Here’s a report from WBUR:

“A third of students in Boston Public Schools are already in schools with some degree of autonomy. A report released yesterday says the district should go further, granting more flexibility to more schools. Dan French, executive director of the Center for Collaborative Education, is one of the authors of the report.

“‘If schools are going to be held accountable for results, then resources and decision making should be placed in the hands closest to students and parents, and that that is principals and teachers,’ French said on Radio Boston. ‘That said, autonomy is not a panacea nor a guarantor of success.’

Richard Stutman, head of the Boston Teachers Union, said this is the wrong conversation entirely. And he warned that granting schools more autonomy ‘will eventually lead to a dissolution of the public school system as we know it.’

“‘We’re talking about autonomy. We should be talking about equality, as much as accountability and autonomy,’ Stutman said.

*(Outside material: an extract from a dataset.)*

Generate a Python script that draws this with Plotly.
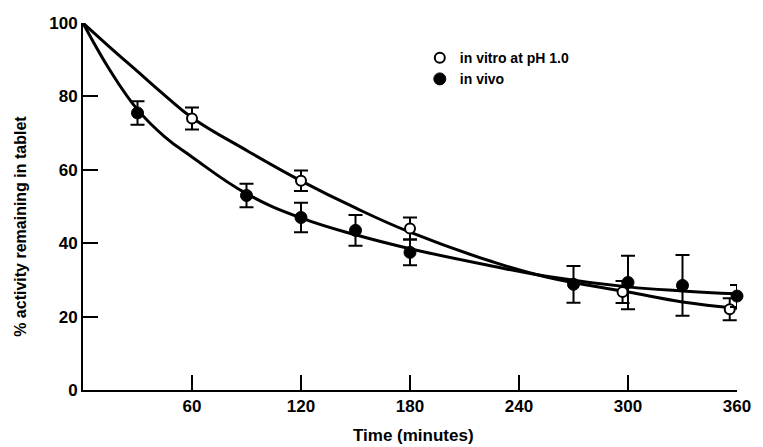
import plotly.graph_objects as go

# Measured points (time in minutes, % activity remaining)
vitro_t = [60, 120, 180, 297, 356]
vitro_y = [74, 57, 44, 26.7, 22]
vitro_err = [3, 2.8, 3, 3, 3]

vivo_t = [30, 90, 120, 150, 180, 270, 300, 330, 360]
vivo_y = [75.5, 53, 47, 43.5, 37.5, 28.8, 29.3, 28.5, 25.6]
vivo_err = [3.2, 3.2, 4, 4.2, 3.5, 5, 7.3, 8.3, 3]

# Fitted curves
curve_t = [0, 15, 30, 45, 60, 90, 120, 150, 180, 225, 255, 300, 330, 360]
vitro_curve = [100, 93.3, 86.8, 80.3, 74.2, 65.3, 57, 49.6, 43, 35, 30.8, 26.7, 24, 22.3]
vivo_curve = [100, 87, 76.4, 69, 63.5, 53.5, 46.9, 42.3, 38.5, 33.8, 31, 28.1, 27, 26.2]

x_ticks = [60, 120, 180, 240, 300, 360]
y_ticks = [0, 20, 40, 60, 80, 100]

FONT = "Liberation Sans, Arial, sans-serif"

fig = go.Figure()
fig.add_trace(go.Scatter(x=curve_t, y=vitro_curve, mode="lines",
                         line=dict(color="black", width=3, shape="spline", smoothing=1.2),
                         showlegend=False, hoverinfo="skip"))
fig.add_trace(go.Scatter(x=curve_t, y=vivo_curve, mode="lines",
                         line=dict(color="black", width=3, shape="spline", smoothing=1.2),
                         showlegend=False, hoverinfo="skip"))
fig.add_trace(go.Scatter(x=vitro_t, y=vitro_y, mode="markers", name="in vitro at pH 1.0",
                         marker=dict(symbol="circle", size=10, color="white", line=dict(color="black", width=2)),
                         error_y=dict(type="data", array=vitro_err, color="black", thickness=2, width=7),
                         cliponaxis=False))
fig.add_trace(go.Scatter(x=vivo_t, y=vivo_y, mode="markers", name="in vivo",
                         marker=dict(symbol="circle", size=12, color="black", line=dict(color="black", width=1)),
                         error_y=dict(type="data", array=vivo_err, color="black", thickness=2, width=7),
                         cliponaxis=False))

fig.update_layout(
    width=763, height=447,
    margin=dict(l=83, r=16, t=23, b=57),
    plot_bgcolor="white", paper_bgcolor="white",
    font=dict(family=FONT, color="black", size=16, weight="bold"),
    showlegend=True,
    legend=dict(x=0.515, y=0.948, xanchor="left", yanchor="top", bgcolor="rgba(0,0,0,0)",
                font=dict(size=14, family=FONT, weight="bold"), tracegroupgap=0),
    xaxis=dict(range=[0, 360], tickvals=x_ticks, ticktext=[str(v) for v in x_ticks],
               showline=True, linecolor="black", linewidth=2, ticks="inside", ticklen=15, tickwidth=2,
               tickcolor="black", showgrid=False, zeroline=False,
               tickfont=dict(size=17, family=FONT, weight="bold")),
    yaxis=dict(range=[0, 100], tickvals=y_ticks, ticktext=[str(v) for v in y_ticks],
               showline=True, linecolor="black", linewidth=2, ticks="inside", ticklen=15, tickwidth=2,
               tickcolor="black", showgrid=False, zeroline=False,
               tickfont=dict(size=17, family=FONT, weight="bold")),
    annotations=[
        dict(text="% activity remaining in tablet", xref="paper", yref="paper",
             x=-0.095, y=0.447, textangle=-90, showarrow=False, xanchor="center", yanchor="middle",
             font=dict(size=16, family=FONT, weight="bold")),
        dict(text="Time (minutes)", xref="paper", yref="paper",
             x=0.506, y=-0.125, showarrow=False, xanchor="center", yanchor="middle",
             font=dict(size=17, family=FONT, weight="bold")),
    ],
)

fig.write_html("out.html", config={"displayModeBar": False},
               post_script="document.body.style.margin='0';document.body.style.overflow='hidden';")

“‘I think by favoring autonomous schools, to the extent that they benefit at the expense of non-autonomous schools, is a disservice to our students. When I caution about the dissolution of our public schools, I caution about that…'”

Continue reading.

Listen here to the WBUR radio conversation between Richard Stutman and Dan French.

The Boston Foundation report is well worth reading and contains a number of good suggestions for autonomies that would improve our schools and make schools run more efficiently. On the other hand, a careful reading of the report also suggests that some autonomies may

exacerbate school inequality. After all, there is a fixed pie of resources, and if some schools are free to grab more resources, their gain will come at the expense of others. In any event, the report, while useful, is tainted overall as one of its three co-authors is a CEO of an organization that has had a long-standing financial stake in promoting the report’s conclusions.

None of this is to comment one way or another on the quality of work CCE does in working with the schools and staff in our district. CCE may do a fine job, but that’s not the point. It’s bad practice to ask a Coca-Cola executive to do a study of the benefits of the soft drink industry.